**Directions:**
Within the data that follows, how many lines carry the string "matplotlib"? Give the number alone.

**Extracted records:**

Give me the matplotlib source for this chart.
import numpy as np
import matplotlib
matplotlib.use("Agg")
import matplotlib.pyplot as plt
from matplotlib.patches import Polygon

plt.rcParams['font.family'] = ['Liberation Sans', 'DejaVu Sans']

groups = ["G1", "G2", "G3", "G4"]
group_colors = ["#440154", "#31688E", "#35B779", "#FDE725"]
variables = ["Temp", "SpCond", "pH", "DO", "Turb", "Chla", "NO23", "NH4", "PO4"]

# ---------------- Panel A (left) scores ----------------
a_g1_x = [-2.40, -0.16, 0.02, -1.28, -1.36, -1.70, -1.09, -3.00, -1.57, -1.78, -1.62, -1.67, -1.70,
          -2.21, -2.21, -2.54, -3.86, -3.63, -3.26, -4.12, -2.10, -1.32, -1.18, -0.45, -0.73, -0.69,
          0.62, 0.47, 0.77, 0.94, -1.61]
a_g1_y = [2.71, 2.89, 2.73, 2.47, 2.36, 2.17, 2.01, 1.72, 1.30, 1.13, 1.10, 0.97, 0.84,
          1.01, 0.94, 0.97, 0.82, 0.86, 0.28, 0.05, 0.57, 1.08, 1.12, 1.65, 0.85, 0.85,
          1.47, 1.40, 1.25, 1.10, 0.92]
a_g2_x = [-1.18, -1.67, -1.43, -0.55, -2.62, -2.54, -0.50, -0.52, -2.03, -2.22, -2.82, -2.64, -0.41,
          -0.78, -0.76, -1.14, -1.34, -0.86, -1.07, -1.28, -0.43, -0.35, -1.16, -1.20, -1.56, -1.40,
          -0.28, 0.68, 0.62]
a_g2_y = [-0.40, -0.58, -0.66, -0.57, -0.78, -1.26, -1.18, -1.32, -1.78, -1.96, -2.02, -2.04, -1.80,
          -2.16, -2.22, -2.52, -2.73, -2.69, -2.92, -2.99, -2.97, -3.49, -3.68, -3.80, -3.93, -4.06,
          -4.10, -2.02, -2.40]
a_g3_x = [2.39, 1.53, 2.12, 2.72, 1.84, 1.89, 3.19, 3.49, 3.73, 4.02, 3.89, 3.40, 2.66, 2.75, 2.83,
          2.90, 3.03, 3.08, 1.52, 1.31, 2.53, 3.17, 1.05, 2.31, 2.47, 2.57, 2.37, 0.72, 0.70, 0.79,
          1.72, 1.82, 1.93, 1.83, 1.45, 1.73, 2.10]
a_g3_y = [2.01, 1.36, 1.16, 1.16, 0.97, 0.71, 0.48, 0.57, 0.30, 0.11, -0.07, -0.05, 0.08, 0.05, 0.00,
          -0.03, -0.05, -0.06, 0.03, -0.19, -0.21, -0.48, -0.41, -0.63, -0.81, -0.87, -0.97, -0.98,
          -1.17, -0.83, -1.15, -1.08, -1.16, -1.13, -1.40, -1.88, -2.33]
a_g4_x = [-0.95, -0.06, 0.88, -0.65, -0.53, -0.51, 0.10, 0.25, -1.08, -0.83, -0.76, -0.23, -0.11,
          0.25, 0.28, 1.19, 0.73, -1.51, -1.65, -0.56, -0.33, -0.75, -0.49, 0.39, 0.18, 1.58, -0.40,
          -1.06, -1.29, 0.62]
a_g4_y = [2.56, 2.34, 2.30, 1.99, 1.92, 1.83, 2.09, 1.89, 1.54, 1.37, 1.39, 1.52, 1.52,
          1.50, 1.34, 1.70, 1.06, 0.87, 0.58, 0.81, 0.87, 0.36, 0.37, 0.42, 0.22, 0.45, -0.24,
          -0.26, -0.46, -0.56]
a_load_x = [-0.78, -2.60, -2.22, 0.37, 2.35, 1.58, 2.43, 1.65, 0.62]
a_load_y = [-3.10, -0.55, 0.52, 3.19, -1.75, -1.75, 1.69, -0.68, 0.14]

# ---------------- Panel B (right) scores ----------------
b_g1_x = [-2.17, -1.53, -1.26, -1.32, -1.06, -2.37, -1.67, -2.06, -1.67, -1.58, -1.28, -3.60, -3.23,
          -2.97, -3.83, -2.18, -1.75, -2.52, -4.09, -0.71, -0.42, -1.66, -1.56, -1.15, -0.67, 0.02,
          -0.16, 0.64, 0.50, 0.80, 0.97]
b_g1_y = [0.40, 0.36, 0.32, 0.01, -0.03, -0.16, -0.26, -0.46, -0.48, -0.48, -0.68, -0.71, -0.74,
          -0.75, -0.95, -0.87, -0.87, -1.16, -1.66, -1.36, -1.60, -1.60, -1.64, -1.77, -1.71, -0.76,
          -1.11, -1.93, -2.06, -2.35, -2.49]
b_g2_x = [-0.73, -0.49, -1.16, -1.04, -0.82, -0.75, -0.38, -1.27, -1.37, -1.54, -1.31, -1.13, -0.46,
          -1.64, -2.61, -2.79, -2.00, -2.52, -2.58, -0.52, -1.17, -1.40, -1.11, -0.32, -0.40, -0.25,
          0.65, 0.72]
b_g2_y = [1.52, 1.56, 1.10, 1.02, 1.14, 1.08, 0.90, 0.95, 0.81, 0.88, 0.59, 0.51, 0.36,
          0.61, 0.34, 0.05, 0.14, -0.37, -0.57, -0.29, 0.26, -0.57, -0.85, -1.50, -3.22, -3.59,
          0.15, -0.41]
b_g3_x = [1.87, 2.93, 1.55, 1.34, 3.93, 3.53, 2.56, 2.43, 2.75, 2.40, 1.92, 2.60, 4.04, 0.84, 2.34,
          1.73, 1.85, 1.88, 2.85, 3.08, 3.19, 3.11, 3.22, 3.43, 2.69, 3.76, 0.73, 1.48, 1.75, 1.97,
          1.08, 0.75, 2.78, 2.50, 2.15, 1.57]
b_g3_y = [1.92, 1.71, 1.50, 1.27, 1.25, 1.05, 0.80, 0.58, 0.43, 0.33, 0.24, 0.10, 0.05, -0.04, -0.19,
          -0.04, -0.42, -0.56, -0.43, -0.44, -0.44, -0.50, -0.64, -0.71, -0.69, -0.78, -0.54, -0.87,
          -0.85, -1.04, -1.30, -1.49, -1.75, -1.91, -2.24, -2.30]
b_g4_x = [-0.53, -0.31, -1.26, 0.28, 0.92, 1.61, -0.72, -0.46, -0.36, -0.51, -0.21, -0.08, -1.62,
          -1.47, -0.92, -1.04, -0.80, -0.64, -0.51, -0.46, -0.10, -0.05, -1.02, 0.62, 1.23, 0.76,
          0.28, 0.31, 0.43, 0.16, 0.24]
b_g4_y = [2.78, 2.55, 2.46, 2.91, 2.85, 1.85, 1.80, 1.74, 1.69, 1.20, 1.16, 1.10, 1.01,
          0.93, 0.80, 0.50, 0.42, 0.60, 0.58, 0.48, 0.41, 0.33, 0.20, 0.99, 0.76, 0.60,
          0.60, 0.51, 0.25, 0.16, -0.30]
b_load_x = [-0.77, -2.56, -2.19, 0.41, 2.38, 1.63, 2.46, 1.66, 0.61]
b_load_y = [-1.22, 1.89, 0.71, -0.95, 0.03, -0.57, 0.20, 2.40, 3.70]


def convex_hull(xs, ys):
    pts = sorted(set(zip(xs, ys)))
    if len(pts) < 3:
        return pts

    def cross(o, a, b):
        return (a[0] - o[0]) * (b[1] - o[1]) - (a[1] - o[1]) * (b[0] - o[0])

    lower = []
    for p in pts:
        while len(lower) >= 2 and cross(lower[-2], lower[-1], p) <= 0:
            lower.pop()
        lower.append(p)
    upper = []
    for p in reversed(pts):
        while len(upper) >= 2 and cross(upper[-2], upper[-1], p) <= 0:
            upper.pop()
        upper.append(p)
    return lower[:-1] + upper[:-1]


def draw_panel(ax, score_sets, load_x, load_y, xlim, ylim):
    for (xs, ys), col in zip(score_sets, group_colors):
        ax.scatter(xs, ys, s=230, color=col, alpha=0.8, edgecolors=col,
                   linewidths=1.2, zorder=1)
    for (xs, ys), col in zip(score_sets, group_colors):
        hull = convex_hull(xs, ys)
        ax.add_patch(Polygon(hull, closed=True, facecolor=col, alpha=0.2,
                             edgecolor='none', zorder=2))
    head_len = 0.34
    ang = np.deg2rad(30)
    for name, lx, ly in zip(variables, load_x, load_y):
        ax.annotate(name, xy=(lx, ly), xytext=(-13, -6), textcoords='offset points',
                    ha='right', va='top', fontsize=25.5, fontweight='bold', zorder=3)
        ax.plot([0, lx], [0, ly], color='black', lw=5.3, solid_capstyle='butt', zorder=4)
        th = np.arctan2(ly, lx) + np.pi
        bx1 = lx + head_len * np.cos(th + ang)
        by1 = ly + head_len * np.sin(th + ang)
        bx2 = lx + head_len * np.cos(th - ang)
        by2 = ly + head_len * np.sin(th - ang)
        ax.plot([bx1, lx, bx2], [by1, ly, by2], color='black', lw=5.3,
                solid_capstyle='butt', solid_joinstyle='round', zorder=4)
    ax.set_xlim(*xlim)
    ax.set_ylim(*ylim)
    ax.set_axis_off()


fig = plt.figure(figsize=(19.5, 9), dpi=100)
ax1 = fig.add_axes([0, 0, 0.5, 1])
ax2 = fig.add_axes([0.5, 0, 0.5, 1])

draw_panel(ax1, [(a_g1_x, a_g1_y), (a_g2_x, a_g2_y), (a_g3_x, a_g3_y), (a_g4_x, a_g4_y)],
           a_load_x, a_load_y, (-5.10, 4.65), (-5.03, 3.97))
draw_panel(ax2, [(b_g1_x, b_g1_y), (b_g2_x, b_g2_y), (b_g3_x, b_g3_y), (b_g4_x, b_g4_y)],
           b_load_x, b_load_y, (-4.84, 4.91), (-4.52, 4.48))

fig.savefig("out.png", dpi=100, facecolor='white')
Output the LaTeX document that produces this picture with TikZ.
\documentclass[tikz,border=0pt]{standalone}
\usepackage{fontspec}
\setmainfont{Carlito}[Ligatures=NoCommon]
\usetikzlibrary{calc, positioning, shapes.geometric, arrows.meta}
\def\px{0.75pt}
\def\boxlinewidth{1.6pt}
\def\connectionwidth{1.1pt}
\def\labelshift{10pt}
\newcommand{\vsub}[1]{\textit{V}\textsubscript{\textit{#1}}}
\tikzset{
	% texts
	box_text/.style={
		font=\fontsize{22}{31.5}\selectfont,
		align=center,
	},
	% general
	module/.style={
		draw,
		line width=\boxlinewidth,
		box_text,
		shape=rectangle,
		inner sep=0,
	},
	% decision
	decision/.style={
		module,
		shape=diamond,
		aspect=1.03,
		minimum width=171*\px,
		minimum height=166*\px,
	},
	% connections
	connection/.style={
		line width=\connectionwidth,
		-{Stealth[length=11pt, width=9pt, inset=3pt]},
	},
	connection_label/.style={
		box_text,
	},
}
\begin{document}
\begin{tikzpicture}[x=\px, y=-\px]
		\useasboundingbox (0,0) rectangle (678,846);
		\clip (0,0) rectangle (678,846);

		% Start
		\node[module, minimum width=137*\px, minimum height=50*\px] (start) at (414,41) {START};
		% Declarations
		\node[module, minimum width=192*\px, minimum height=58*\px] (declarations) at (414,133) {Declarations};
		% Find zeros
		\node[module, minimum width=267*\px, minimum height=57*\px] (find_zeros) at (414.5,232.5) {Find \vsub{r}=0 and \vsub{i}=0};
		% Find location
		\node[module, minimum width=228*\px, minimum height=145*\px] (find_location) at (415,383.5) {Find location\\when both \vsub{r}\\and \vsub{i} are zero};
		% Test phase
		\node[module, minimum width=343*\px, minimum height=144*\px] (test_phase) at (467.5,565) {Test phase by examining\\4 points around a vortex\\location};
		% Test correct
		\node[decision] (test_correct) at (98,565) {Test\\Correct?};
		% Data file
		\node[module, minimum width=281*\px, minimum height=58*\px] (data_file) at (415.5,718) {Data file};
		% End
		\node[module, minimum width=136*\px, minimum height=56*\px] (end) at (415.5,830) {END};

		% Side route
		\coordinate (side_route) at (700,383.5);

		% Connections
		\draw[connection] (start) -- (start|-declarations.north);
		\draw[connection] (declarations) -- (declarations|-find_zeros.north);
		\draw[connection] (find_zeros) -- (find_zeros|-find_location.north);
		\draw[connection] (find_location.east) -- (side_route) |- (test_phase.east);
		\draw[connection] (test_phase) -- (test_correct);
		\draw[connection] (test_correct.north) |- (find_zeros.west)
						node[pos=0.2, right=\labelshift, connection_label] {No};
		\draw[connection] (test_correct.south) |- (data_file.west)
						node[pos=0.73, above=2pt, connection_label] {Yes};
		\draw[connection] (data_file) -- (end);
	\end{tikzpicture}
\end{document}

**Exercise answer:**
5